Indexing Options
|
These options are available only when the text source under Quick tab is set to Files or Spreadsheet.
|
Document upload
|
-
Backoff retries: Use this option to specify the number of times the node will retry, indexing of a document if the server is too busy.
-
Backoff time (sec) : Use this option to specify the duration, the node will wait, to retry indexing of a document if the server is too busy.
-
Max. deg. of Parallelism : Use this option to specify the maximum number of bulk request alive at a time.
-
Bulk request size : Use this option to specify the number of documents to send per bulk request.

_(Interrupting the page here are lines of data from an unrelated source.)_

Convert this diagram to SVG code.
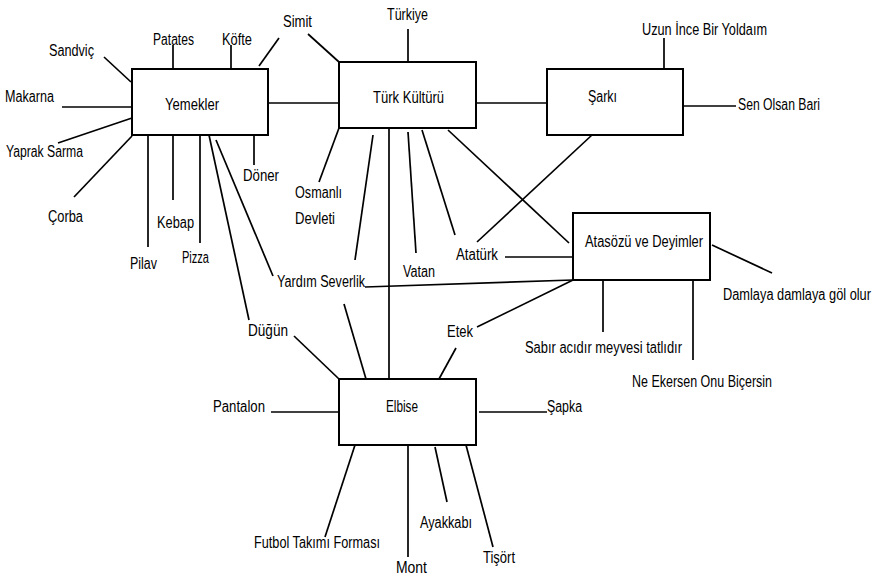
<svg xmlns="http://www.w3.org/2000/svg" width="881" height="580" viewBox="0 0 881 580">
<style>
.bg{fill:#fff}
.box{fill:#fff;stroke:#000;stroke-width:2}
.c line{stroke:#000;stroke-width:1.7}
text{font-family:"Liberation Sans",Arial,sans-serif;font-size:16px;fill:#000}
</style>
<rect class="bg" x="0" y="0" width="881" height="580"/>
<g id="connectors" class="c">
<line x1="104" y1="57" x2="131" y2="82"/>
<line x1="173" y1="45" x2="173" y2="69"/>
<line x1="231" y1="45" x2="231" y2="69"/>
<line x1="279" y1="38" x2="259" y2="66"/>
<line x1="308" y1="34" x2="339" y2="62"/>
<line x1="62" y1="107" x2="132" y2="107"/>
<line x1="58" y1="143" x2="132" y2="118"/>
<line x1="74" y1="197" x2="132" y2="136"/>
<line x1="148" y1="135" x2="148" y2="247"/>
<line x1="173" y1="135" x2="173" y2="200"/>
<line x1="200" y1="135" x2="200" y2="243"/>
<line x1="254" y1="135" x2="254" y2="165"/>
<line x1="209" y1="135" x2="249" y2="320"/>
<line x1="216" y1="140" x2="273" y2="276"/>
<line x1="268" y1="103" x2="339" y2="103"/>
<line x1="408" y1="29" x2="408" y2="62"/>
<line x1="339" y1="128" x2="319" y2="182"/>
<line x1="373" y1="135" x2="355" y2="260"/>
<line x1="389" y1="128" x2="389" y2="379"/>
<line x1="408" y1="132" x2="416" y2="253"/>
<line x1="422" y1="130" x2="455" y2="235"/>
<line x1="448" y1="130" x2="569" y2="243"/>
<line x1="476" y1="103" x2="547" y2="103"/>
<line x1="592" y1="135" x2="477" y2="242"/>
<line x1="664" y1="38" x2="664" y2="69"/>
<line x1="683" y1="106" x2="736" y2="106"/>
<line x1="505" y1="257" x2="573" y2="257"/>
<line x1="365" y1="287" x2="573" y2="280"/>
<line x1="573" y1="280" x2="477" y2="327"/>
<line x1="712" y1="245" x2="772" y2="273"/>
<line x1="603" y1="280" x2="603" y2="332"/>
<line x1="693" y1="280" x2="693" y2="360"/>
<line x1="456" y1="348" x2="439" y2="379"/>
<line x1="294" y1="336" x2="339" y2="379"/>
<line x1="344" y1="304" x2="366" y2="379"/>
<line x1="271" y1="412" x2="339" y2="412"/>
<line x1="479" y1="412" x2="547" y2="412"/>
<line x1="355" y1="445" x2="325" y2="537"/>
<line x1="408" y1="445" x2="408" y2="557"/>
<line x1="435" y1="447" x2="447" y2="502"/>
<line x1="466" y1="445" x2="493" y2="547"/>
</g>
<g id="yemekler"><rect class="box" x="132" y="69" width="136" height="66"/><text x="165" y="110" textLength="54" lengthAdjust="spacingAndGlyphs">Yemekler</text></g>
<g id="turk-kulturu"><rect class="box" x="339" y="62" width="137" height="66"/><text x="373" y="103" textLength="71" lengthAdjust="spacingAndGlyphs">Türk Kültürü</text></g>
<g id="sarki"><rect class="box" x="547" y="69" width="136" height="66"/><text x="588" y="102" textLength="29" lengthAdjust="spacingAndGlyphs">Şarkı</text></g>
<g id="atasozu"><rect class="box" x="573" y="213" width="137" height="67"/><text x="585" y="247" textLength="118" lengthAdjust="spacingAndGlyphs">Atasözü ve Deyimler</text></g>
<g id="elbise"><rect class="box" x="339" y="379" width="137" height="66"/><text x="386" y="412" textLength="32" lengthAdjust="spacingAndGlyphs">Elbise</text></g>
<g id="labels">
<text x="49" y="56" textLength="45" lengthAdjust="spacingAndGlyphs">Sandviç</text>
<text x="153" y="45" textLength="41" lengthAdjust="spacingAndGlyphs">Patates</text>
<text x="222" y="45" textLength="30" lengthAdjust="spacingAndGlyphs">Köfte</text>
<text x="283" y="27" textLength="29" lengthAdjust="spacingAndGlyphs">Simit</text>
<text x="5" y="102" textLength="49" lengthAdjust="spacingAndGlyphs">Makarna</text>
<text x="6" y="157" textLength="77" lengthAdjust="spacingAndGlyphs">Yaprak Sarma</text>
<text x="48" y="222" textLength="35" lengthAdjust="spacingAndGlyphs">Çorba</text>
<text x="130" y="269" textLength="27" lengthAdjust="spacingAndGlyphs">Pilav</text>
<text x="157" y="228" textLength="37" lengthAdjust="spacingAndGlyphs">Kebap</text>
<text x="182" y="263" textLength="27" lengthAdjust="spacingAndGlyphs">Pizza</text>
<text x="243" y="181" textLength="36" lengthAdjust="spacingAndGlyphs">Döner</text>
<text x="295" y="198" textLength="47" lengthAdjust="spacingAndGlyphs">Osmanlı</text>
<text x="295" y="224" textLength="40" lengthAdjust="spacingAndGlyphs">Devleti</text>
<text x="277" y="287" textLength="88" lengthAdjust="spacingAndGlyphs">Yardım Severlik</text>
<text x="403" y="277" textLength="32" lengthAdjust="spacingAndGlyphs">Vatan</text>
<text x="456" y="260" textLength="42" lengthAdjust="spacingAndGlyphs">Atatürk</text>
<text x="387" y="20" textLength="41" lengthAdjust="spacingAndGlyphs">Türkiye</text>
<text x="642" y="35" textLength="125" lengthAdjust="spacingAndGlyphs">Uzun İnce Bir Yoldaım</text>
<text x="738" y="110" textLength="82" lengthAdjust="spacingAndGlyphs">Sen Olsan Bari</text>
<text x="723" y="300" font-size="14" textLength="148" lengthAdjust="spacingAndGlyphs">Damlaya damlaya göl olur</text>
<text x="525" y="353" textLength="157" lengthAdjust="spacingAndGlyphs">Sabır acıdır meyvesi tatlıdır</text>
<text x="632" y="387" textLength="140" lengthAdjust="spacingAndGlyphs">Ne Ekersen Onu Biçersin</text>
<text x="447" y="337" textLength="26" lengthAdjust="spacingAndGlyphs">Etek</text>
<text x="248" y="336" textLength="40" lengthAdjust="spacingAndGlyphs">Düğün</text>
<text x="213" y="412" textLength="52" lengthAdjust="spacingAndGlyphs">Pantalon</text>
<text x="547" y="412" textLength="35" lengthAdjust="spacingAndGlyphs">Şapka</text>
<text x="254" y="548" textLength="126" lengthAdjust="spacingAndGlyphs">Futbol Takımı Forması</text>
<text x="396" y="573" textLength="31" lengthAdjust="spacingAndGlyphs">Mont</text>
<text x="420" y="528" textLength="52" lengthAdjust="spacingAndGlyphs">Ayakkabı</text>
<text x="483" y="563" textLength="32" lengthAdjust="spacingAndGlyphs">Tişört</text>
</g>
</svg>
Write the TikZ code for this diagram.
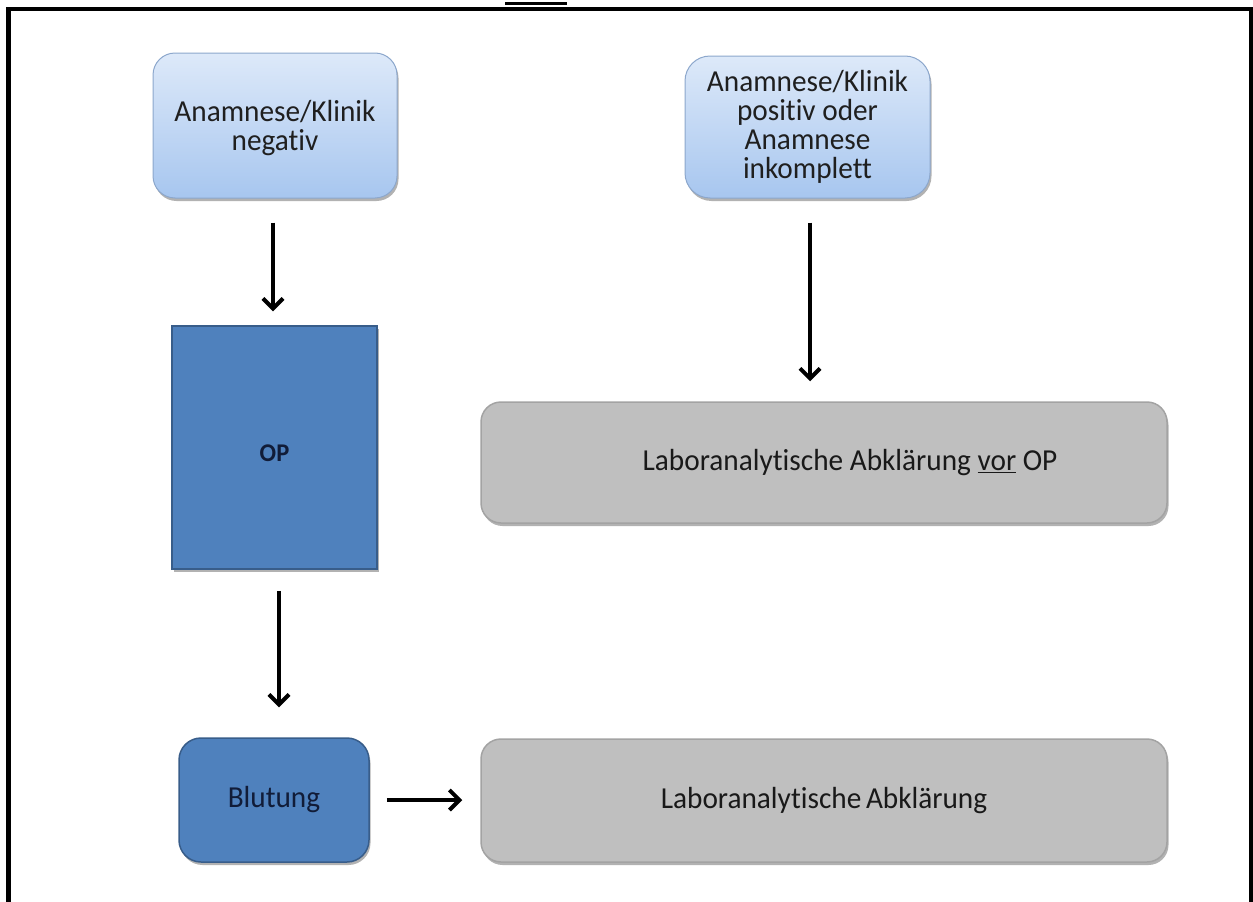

Note: The indexing performance depends mainly on the total size of documents attempted at a time. The general recommendation for good performance is to keep a single request size to 20 MB, for example if you have documents about 1 MB in size each, then, you can use 5 for Bulk request size and 4 for max degree of parallelism so that the combination leads to 20 MB of documents indexed at a time.
|
Overwrite existing index
|
Select this option to overwrite, if the index with same name (specified in connection tab) already exists on Elasticsearch server.
|
Delete Index on completion
|
Select this option to delete the index created by the node at the end of the analysis.
|
|
Elasticsearch request options
|
Http request timeout (sec)
|
Use this option to specify the time the server will wait before failing a request.
|